Web crawling bots need some instructions to be able to understand your website. Robots.txt is the text file that provides those instructions.
Consider Google – it has web crawlers that categorizes and archives a website. Google robots, like the robots for many other search engines, will always look for a robots.txt file on a website – long before it tries to crawl other web pages. The reason is simple: robots.txt may include some special instructions from the owner of the website which explains how Google or other web crawlers should index a website.
For example, a robots.txt file could ask the web crawler to completely ignore certain directories or indeed individual files on a website, excluding these from its crawling exercise.

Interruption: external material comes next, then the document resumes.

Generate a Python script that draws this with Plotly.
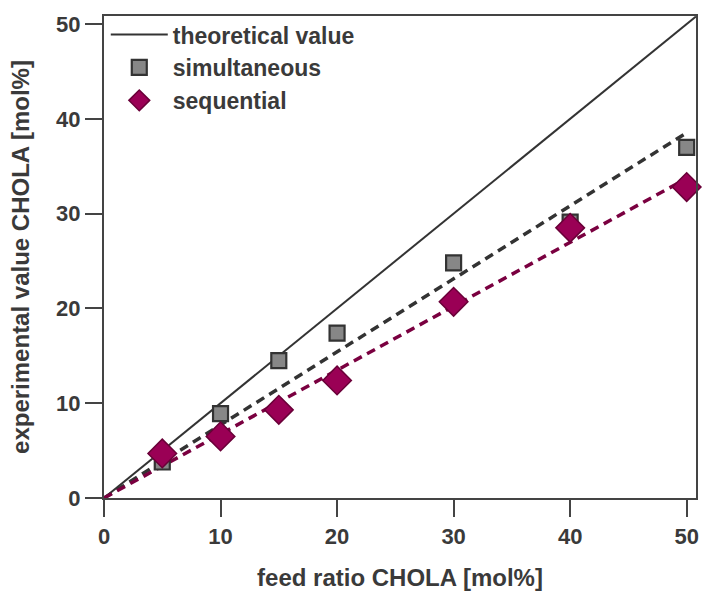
import numpy as np
import plotly.graph_objects as go

# Feed ratio of CHOLA (mol%) and measured incorporation (mol%)
feed = [5, 10, 15, 20, 30, 40, 50]
simultaneous = [3.8, 8.9, 14.5, 17.4, 24.8, 29.1, 37.0]
sequential = [4.7, 6.5, 9.3, 12.4, 20.7, 28.5, 32.8]
tick_vals = [0, 10, 20, 30, 40, 50]

x_max = 50.8
y_max = 50.85

# Linear fits through the origin
feed_arr = np.array(feed, dtype=float)
slope_sim = float(np.dot(feed_arr, simultaneous) / np.dot(feed_arr, feed_arr))
slope_seq = float(np.dot(feed_arr, sequential) / np.dot(feed_arr, feed_arr))
fit_x = [0, 50]

TEXT = "#3a3a3a"
AXIS = "#444444"
FONT = "Liberation Sans"

fig = go.Figure()

fig.add_trace(go.Scatter(
    x=[0, x_max], y=[0, x_max], mode="lines", name="theoretical value",
    line=dict(color="#333333", width=2),
))
fig.add_trace(go.Scatter(
    x=fit_x, y=[slope_sim * v for v in fit_x], mode="lines", showlegend=False,
    line=dict(color="#333333", width=3.5, dash="9px,6px"),
))
fig.add_trace(go.Scatter(
    x=fit_x, y=[slope_seq * v for v in fit_x], mode="lines", showlegend=False,
    line=dict(color="#7a0040", width=3.5, dash="9px,6px"),
))
fig.add_trace(go.Scatter(
    x=feed, y=simultaneous, mode="markers", name="simultaneous",
    marker=dict(symbol="square", size=15, color="#878787",
                line=dict(color="#333333", width=2.2)),
    cliponaxis=False,
))
fig.add_trace(go.Scatter(
    x=feed, y=sequential, mode="markers", name="sequential",
    marker=dict(symbol="diamond", size=22, color="#9a0055",
                line=dict(color="#6a0038", width=1.5)),
    cliponaxis=False,
))

axis_common = dict(
    showgrid=False, zeroline=False, showline=True, linecolor=AXIS, linewidth=2.2,
    mirror=True, ticks="outside", ticklen=17, tickwidth=2.2, tickcolor=AXIS,
    tickvals=tick_vals,
    tickfont=dict(family=FONT, size=22, color=TEXT, weight="bold"),
)

fig.update_layout(
    width=705, height=594,
    margin=dict(l=104, r=6, t=16, b=96),
    paper_bgcolor="white", plot_bgcolor="white",
    font=dict(family=FONT, color=TEXT),
    xaxis=dict(range=[0, x_max],
               title=dict(text="feed ratio CHOLA [mol%]",
                          font=dict(family=FONT, size=24, color=TEXT, weight="bold"),
                          standoff=22),
               **axis_common),
    yaxis=dict(range=[0, y_max],
               title=dict(text="experimental value CHOLA [mol%]",
                          font=dict(family=FONT, size=24, color=TEXT, weight="bold"),
                          standoff=20),
               **axis_common),
    legend=dict(x=0.003, y=1.006, xanchor="left", yanchor="top",
                bgcolor="rgba(255,255,255,0)", borderwidth=0,
                font=dict(family=FONT, size=23, color=TEXT, weight="bold"),
                itemwidth=57, tracegroupgap=0),
)

fig.write_html("out.html")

The website owner may have a number of motivations for excluding some content: for example, the website owner might think some content is not relevant for categorising a site, or indeed that some content is private and should not be listed on a public search engine.
It’s worth noting that where a website makes use of subdomains, each of these subdomains would need to operate a specific robots.txt file. Furthermore, not every website crawler will follow the instructions given by robots.txt – some crawlers will ignore it, some others might even use robots.txt to go against the policies of the site owner.
So, there is no guarantee that an instruction in a robots.txt file which says that specific site areas should be skipped will be followed. Also, if the site areas that are excluded in a robots.txt file are linked to from other pages, they could still be included in search results – because search crawlers would find these pages via the links.